→ INFORMATION SHOWN
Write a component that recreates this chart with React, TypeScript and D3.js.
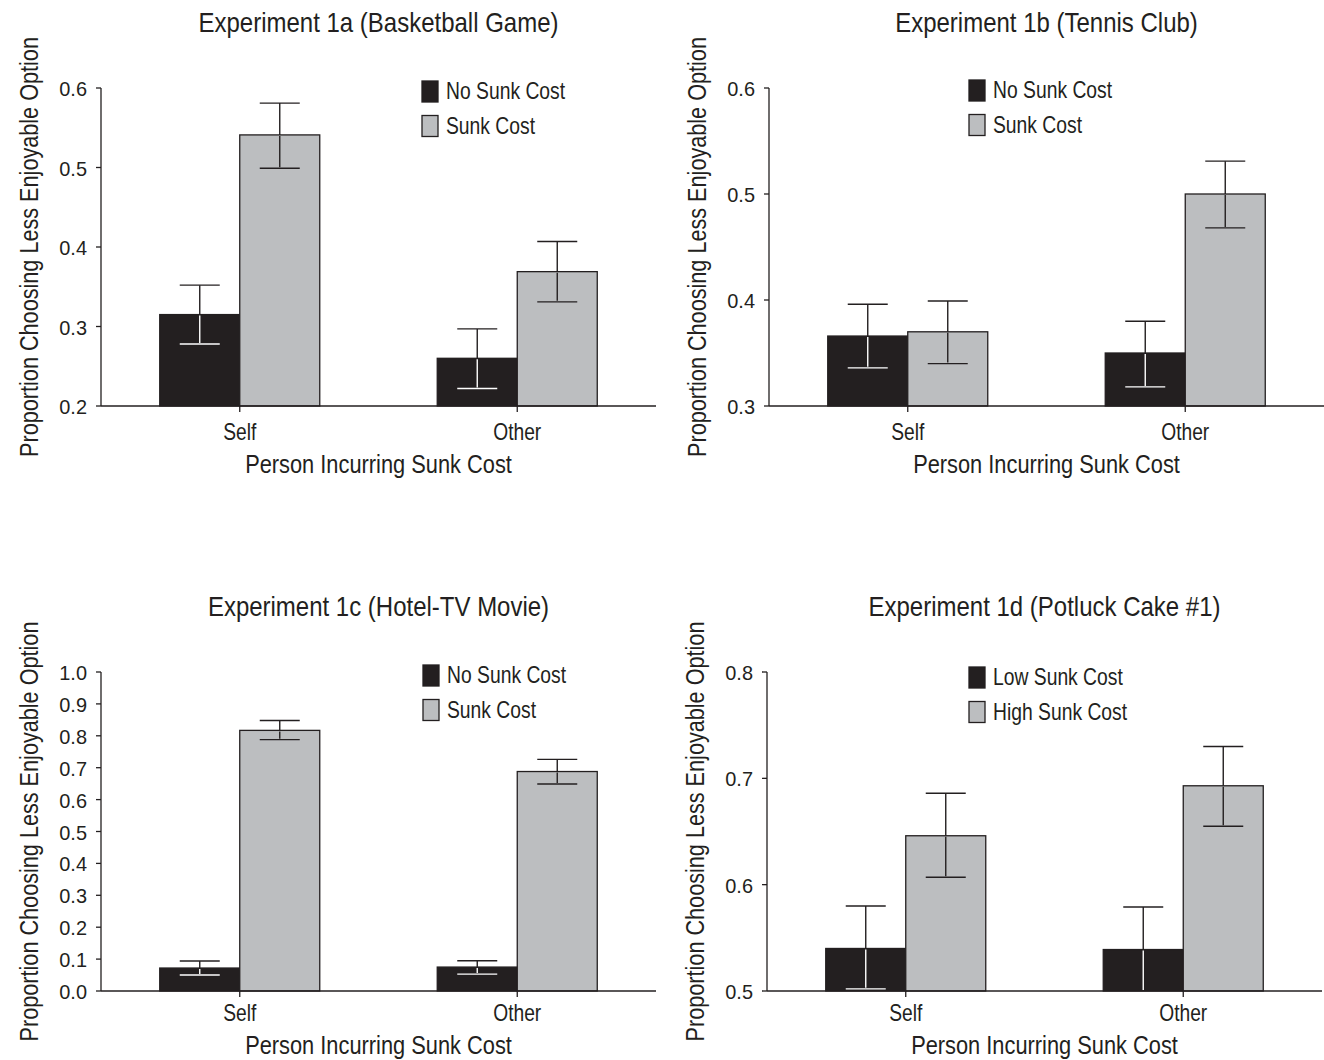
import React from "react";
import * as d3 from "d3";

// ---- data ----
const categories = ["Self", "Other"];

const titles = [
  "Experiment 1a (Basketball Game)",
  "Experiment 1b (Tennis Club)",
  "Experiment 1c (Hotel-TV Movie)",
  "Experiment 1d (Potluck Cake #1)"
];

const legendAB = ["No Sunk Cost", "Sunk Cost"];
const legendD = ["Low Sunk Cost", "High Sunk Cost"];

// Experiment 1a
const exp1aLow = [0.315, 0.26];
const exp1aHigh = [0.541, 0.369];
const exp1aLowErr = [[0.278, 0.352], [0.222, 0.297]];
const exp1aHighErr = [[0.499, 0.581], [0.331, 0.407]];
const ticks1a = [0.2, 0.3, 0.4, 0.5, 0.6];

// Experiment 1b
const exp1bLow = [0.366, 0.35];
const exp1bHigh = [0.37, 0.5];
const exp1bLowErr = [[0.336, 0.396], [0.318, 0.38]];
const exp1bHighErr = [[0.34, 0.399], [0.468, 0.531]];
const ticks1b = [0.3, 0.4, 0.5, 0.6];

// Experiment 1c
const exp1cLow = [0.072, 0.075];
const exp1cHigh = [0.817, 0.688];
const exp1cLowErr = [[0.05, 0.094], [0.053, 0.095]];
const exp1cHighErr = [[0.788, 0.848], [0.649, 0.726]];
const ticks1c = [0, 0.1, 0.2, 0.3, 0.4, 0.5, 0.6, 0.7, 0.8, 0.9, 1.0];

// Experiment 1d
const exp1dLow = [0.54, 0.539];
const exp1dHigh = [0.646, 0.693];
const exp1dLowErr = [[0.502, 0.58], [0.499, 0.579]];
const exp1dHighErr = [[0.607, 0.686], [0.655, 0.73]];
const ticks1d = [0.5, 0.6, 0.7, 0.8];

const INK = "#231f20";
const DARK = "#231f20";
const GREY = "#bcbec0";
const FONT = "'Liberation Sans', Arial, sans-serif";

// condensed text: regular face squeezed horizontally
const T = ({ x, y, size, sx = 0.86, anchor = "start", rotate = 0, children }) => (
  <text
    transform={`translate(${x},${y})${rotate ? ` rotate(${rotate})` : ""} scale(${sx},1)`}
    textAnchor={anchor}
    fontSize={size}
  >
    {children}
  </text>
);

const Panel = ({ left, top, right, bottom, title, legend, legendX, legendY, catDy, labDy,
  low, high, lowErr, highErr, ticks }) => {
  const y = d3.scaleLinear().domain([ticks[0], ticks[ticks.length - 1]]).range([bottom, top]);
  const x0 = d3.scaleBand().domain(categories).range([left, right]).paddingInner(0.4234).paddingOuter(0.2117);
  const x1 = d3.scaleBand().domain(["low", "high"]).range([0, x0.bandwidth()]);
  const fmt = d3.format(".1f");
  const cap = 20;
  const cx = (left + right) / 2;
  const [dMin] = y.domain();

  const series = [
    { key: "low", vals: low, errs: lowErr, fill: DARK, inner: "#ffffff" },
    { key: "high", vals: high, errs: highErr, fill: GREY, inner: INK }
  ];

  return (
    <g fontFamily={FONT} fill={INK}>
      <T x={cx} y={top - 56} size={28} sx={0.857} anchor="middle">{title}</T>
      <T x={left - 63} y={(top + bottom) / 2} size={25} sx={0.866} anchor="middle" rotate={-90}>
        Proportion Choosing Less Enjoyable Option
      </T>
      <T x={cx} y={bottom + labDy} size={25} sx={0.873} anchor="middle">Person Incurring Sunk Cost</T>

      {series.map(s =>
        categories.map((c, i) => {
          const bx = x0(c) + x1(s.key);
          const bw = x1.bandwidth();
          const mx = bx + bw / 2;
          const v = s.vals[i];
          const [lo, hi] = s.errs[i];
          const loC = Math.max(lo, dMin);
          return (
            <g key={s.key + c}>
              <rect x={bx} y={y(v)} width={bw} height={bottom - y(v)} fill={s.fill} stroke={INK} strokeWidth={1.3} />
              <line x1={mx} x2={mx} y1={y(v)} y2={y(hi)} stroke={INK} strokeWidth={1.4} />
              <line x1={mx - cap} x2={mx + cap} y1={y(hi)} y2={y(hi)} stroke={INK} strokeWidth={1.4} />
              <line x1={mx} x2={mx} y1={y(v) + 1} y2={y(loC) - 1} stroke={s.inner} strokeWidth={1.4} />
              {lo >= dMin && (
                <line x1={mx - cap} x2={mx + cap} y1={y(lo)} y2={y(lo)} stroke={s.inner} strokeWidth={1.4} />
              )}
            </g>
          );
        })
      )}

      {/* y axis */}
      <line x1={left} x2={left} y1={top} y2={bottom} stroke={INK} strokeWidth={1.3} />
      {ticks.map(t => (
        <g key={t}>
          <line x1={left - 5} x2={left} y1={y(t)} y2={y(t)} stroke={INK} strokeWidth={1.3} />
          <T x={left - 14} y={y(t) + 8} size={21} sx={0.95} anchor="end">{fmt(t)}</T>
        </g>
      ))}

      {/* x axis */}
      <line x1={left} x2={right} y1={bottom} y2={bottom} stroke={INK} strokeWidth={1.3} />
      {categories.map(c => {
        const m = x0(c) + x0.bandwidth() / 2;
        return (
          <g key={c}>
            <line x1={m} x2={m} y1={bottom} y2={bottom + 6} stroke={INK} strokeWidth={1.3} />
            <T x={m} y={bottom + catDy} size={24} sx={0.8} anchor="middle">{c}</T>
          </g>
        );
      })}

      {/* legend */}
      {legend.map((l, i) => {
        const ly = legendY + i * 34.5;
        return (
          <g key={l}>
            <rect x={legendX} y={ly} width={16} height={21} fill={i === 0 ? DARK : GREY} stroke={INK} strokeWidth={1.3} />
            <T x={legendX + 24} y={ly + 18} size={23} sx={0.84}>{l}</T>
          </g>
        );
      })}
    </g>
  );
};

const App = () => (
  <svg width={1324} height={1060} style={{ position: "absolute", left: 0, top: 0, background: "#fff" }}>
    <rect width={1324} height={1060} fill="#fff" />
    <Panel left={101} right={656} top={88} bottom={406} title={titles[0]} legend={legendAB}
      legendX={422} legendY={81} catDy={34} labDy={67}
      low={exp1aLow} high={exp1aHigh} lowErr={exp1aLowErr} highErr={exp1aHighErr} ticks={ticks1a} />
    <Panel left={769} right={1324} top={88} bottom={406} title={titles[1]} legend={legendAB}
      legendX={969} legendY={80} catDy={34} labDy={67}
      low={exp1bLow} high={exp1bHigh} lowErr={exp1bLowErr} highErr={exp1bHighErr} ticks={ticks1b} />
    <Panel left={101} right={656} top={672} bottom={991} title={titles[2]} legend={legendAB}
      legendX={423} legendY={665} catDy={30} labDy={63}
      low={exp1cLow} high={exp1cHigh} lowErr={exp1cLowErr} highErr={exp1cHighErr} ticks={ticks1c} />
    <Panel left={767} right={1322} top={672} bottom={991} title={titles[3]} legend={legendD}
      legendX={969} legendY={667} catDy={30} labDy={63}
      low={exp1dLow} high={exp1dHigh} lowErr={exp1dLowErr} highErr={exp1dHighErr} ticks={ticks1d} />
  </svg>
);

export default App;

* * *

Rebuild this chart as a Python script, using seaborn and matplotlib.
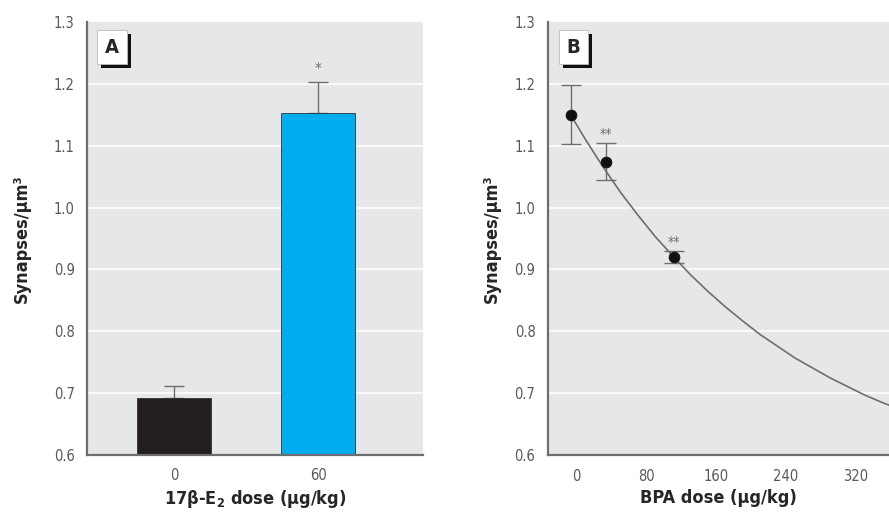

→ EXERCISE DETAILS
Taking the material above, give again exactly the lines from the one holding "Write a component" through the one holding "const ticks1b = [0.3, 0.4, 0.5, 0.6];", with both ends and without pictures.

→ EXERCISE SOLUTION
Write a component that recreates this chart with React, TypeScript and D3.js.
import React from "react";
import * as d3 from "d3";

// ---- data ----
const categories = ["Self", "Other"];

const titles = [
  "Experiment 1a (Basketball Game)",
  "Experiment 1b (Tennis Club)",
  "Experiment 1c (Hotel-TV Movie)",
  "Experiment 1d (Potluck Cake #1)"
];

const legendAB = ["No Sunk Cost", "Sunk Cost"];
const legendD = ["Low Sunk Cost", "High Sunk Cost"];

// Experiment 1a
const exp1aLow = [0.315, 0.26];
const exp1aHigh = [0.541, 0.369];
const exp1aLowErr = [[0.278, 0.352], [0.222, 0.297]];
const exp1aHighErr = [[0.499, 0.581], [0.331, 0.407]];
const ticks1a = [0.2, 0.3, 0.4, 0.5, 0.6];

// Experiment 1b
const exp1bLow = [0.366, 0.35];
const exp1bHigh = [0.37, 0.5];
const exp1bLowErr = [[0.336, 0.396], [0.318, 0.38]];
const exp1bHighErr = [[0.34, 0.399], [0.468, 0.531]];
const ticks1b = [0.3, 0.4, 0.5, 0.6];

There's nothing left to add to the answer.